After upgrading surefire in our project (dCache) from 2.19.1 to 3.0.0-M3, unit tests started to fail with the message "ExecutionException The forked VM terminated without properly saying goodbye. VM crash or System.exit called?"
For reference, the command I am using to verify this problem is "mvn -am -pl modules/common clean package" and the surefire configuration is:
<!-- dCache uses the singleton anti-pattern in way
too many places. That unfortunately means we have
to accept the overhead of forking each test run. -->
[The complete pom.xml is attached.]
This problem is not always present. On our build machine, I've seen the problem appear 6 out of 10 times when running the above mvn command. There is (apparently) little that seems to influence whether the build will succeed or fail.
[I've attached the complete output from running the above mvn command, both the normal output and including the -e -X options.]

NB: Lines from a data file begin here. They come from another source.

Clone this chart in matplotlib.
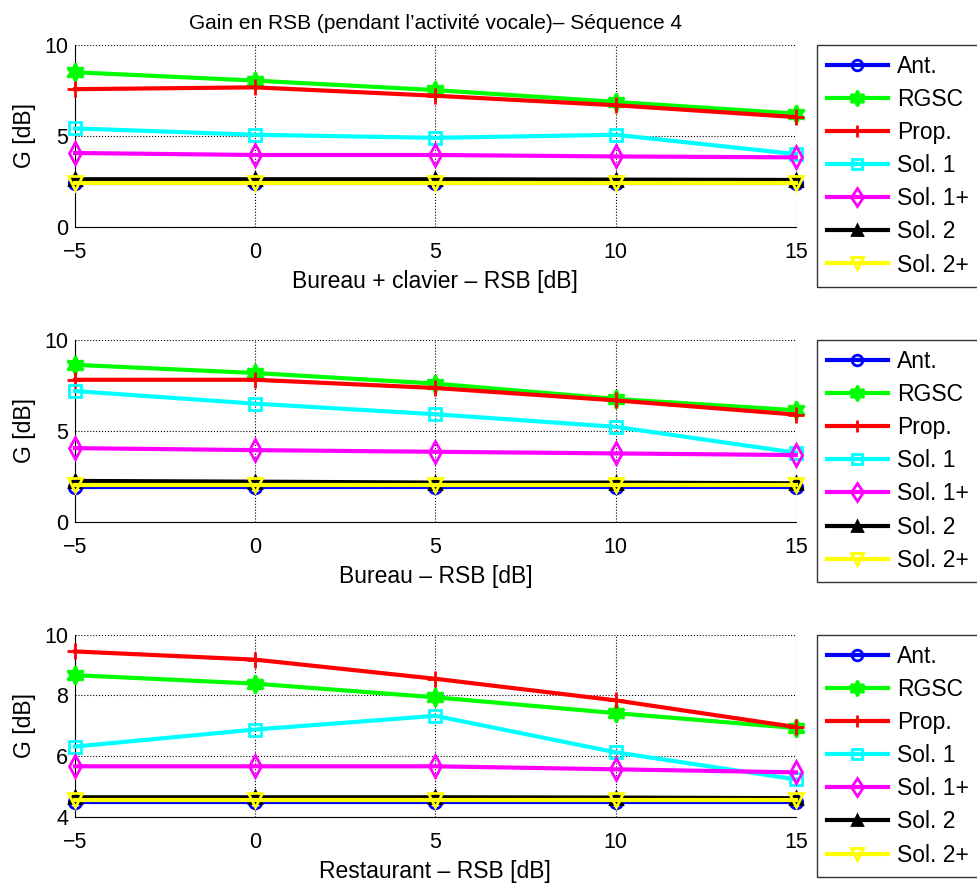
# Gain en RSB - Séquence 4 : tres subplots con leyenda a la derecha
import matplotlib
matplotlib.use("Agg")
import matplotlib.pyplot as plt
import numpy as np

plt.rcParams['font.family'] = ['Liberation Sans', 'DejaVu Sans']

rsb = [-5, 0, 5, 10, 15]

noms = ["Ant.", "RGSC", "Prop.", "Sol. 1", "Sol. 1+", "Sol. 2", "Sol. 2+"]
couleurs = ["#0000ff", "#00ff00", "#ff0000", "#00ffff", "#ff00ff", "#000000", "#ffff00"]
marqueurs = ["o", (6, 1, 0), "+", "s", "d", "^", "v"]
tailles = [9, 13, 11, 9, 11, 9, 10]
remplis = ["none", "#00ff00", "none", "none", "none", "#000000", "none"]

# Bureau + clavier
bc_ant = [2.40, 2.40, 2.40, 2.40, 2.40]
bc_rgsc = [8.49, 8.03, 7.51, 6.86, 6.22]
bc_prop = [7.56, 7.66, 7.20, 6.68, 6.03]
bc_sol1 = [5.41, 5.06, 4.89, 5.06, 4.00]
bc_sol1p = [4.06, 3.95, 3.95, 3.87, 3.82]
bc_sol2 = [2.62, 2.62, 2.62, 2.60, 2.58]
bc_sol2p = [2.44, 2.44, 2.44, 2.44, 2.44]

# Bureau
b_ant = [1.95, 1.95, 1.95, 1.95, 1.95]
b_rgsc = [8.63, 8.18, 7.60, 6.76, 6.14]
b_prop = [7.81, 7.81, 7.36, 6.68, 5.90]
b_sol1 = [7.19, 6.50, 5.92, 5.23, 3.81]
b_sol1p = [4.06, 3.95, 3.86, 3.77, 3.68]
b_sol2 = [2.26, 2.22, 2.17, 2.17, 2.13]
b_sol2p = [2.02, 2.02, 2.02, 2.02, 2.02]

# Restaurant
r_ant = [4.50, 4.50, 4.50, 4.50, 4.50]
r_rgsc = [8.67, 8.39, 7.94, 7.42, 6.93]
r_prop = [9.45, 9.18, 8.55, 7.84, 6.96]
r_sol1 = [6.32, 6.88, 7.33, 6.13, 5.24]
r_sol1p = [5.67, 5.67, 5.67, 5.57, 5.47]
r_sol2 = [4.65, 4.65, 4.65, 4.64, 4.62]
r_sol2p = [4.55, 4.55, 4.55, 4.55, 4.55]

series = [
    [bc_ant, bc_rgsc, bc_prop, bc_sol1, bc_sol1p, bc_sol2, bc_sol2p],
    [b_ant, b_rgsc, b_prop, b_sol1, b_sol1p, b_sol2, b_sol2p],
    [r_ant, r_rgsc, r_prop, r_sol1, r_sol1p, r_sol2, r_sol2p],
]
xlabels = ["Bureau + clavier \u2013 RSB [dB]", "Bureau \u2013 RSB [dB]", "Restaurant \u2013 RSB [dB]"]
ylims = [(0, 10), (0, 10), (4, 10)]
yticks = [[0, 5, 10], [0, 5, 10], [4, 6, 8, 10]]
bas = [0.7435, 0.410, 0.0768]

fig = plt.figure(figsize=(9.78, 8.85), dpi=100)

for i in range(3):
    ax = fig.add_axes([0.0767, bas[i], 0.737, 0.2060])
    for k in range(7):
        ax.plot(rsb, series[i][k], color=couleurs[k], marker=marqueurs[k],
                markersize=tailles[k], markerfacecolor=remplis[k], markeredgewidth=2,
                linewidth=3, label=noms[k], clip_on=False, zorder=3 + k)
    ax.set_xlim(-5, 15)
    ax.set_ylim(ylims[i])
    ax.set_xticks(rsb)
    ax.set_yticks(yticks[i])
    ax.grid(True, linestyle=':', color='black', linewidth=0.8)
    ax.spines['top'].set_visible(False)
    ax.spines['right'].set_visible(False)
    ax.tick_params(direction='in', labelsize=15.5, length=0)
    ax.tick_params(axis='x', pad=11)
    ax.tick_params(axis='y', pad=5)
    ax.set_xlabel(xlabels[i], fontsize=16.5, labelpad=5)
    ax.set_ylabel("G [dB]", fontsize=16.5, labelpad=6)
    leg = ax.legend(loc='upper left', bbox_to_anchor=(1.029, 1.0), borderaxespad=0,
                    fancybox=False, edgecolor='black', fontsize=16.5, numpoints=1,
                    handlelength=2.65, handletextpad=0.4, labelspacing=0.44,
                    borderpad=0.45, markerscale=0.85)
    leg.get_frame().set_linewidth(1.0)
    if i == 0:
        ax.set_title("Gain en RSB (pendant l\u2019activit\u00e9 vocale)\u2013 S\u00e9quence 4",
                     fontsize=15, pad=11)

fig.savefig("out.png", dpi=100)
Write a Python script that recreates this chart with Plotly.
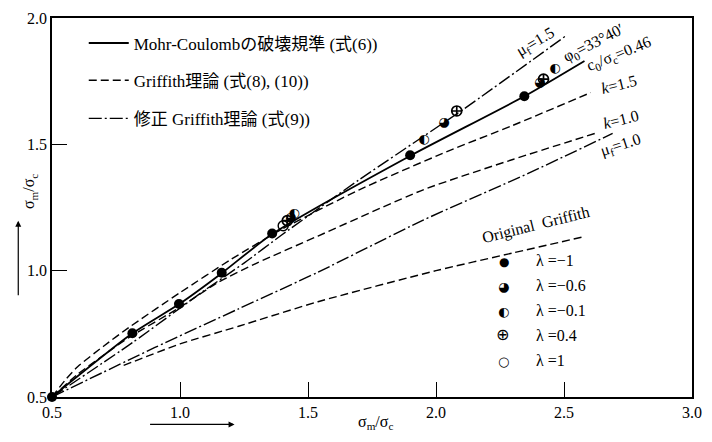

The problem seems to appear only on machines with a "large" number of cores. Our build machine has 24 cores, and I've seen a report of a similar problem where building dCache on a 48 core machine. On the other side, I have been unable to reproduce the problem with my desktop machine (8 core) or on my laptop (4 cores).
What seems to matter is the number of actually running JVM instances.
I have not been able to reproduce the problem by increasing the forkCount on a machine with a small number of cores. However, I've noticed that, on an 8 core machine, increasing the forkCount does not actually result in that many more JVM instances running.
Similarly, experience shows that reducing the number of concurrent JVM instances "fixes" the problem. A forkCount of 6 seems to bring the likelihood of a problem below 10% (0 failures with 10 builds) on our build machine. On this machine, the default configuration would try to run 24 JVM instances concurrently (forkCount of "1C" on a 24 core machine).
The problem appears to have been introduced in surefire v2.20. When building with surefire v2.19.1, the above mvn command is always successful on our build machine. Building with surefire v2.20 results in intermittent failures (~60% failure rate).
Using git bisection (and with the criterion for "good" as zero failures in 10 build attempts), I was able to determine that commit da7ff6aa2 "
SUREFIRE-1342 Acknowledge normal exit of JVM and drain shared memory between processes" is the first commit where surefire has this intermittent failure behaviour.
From a causal scan through the patch, my guess is that the BYE_ACK support it introduces is somehow racy (for example, reading or updating a field-member outside of a monitor) and problems are triggered if there are a large number of JVMs exiting concurrently. So, with increased number of concurrent JVMs there is an increased risk of a thread loosing the race, and so triggering this error.
Such a problem would be consistent with observed behaviour. However, I don't have any strong evidence that this is what is happening.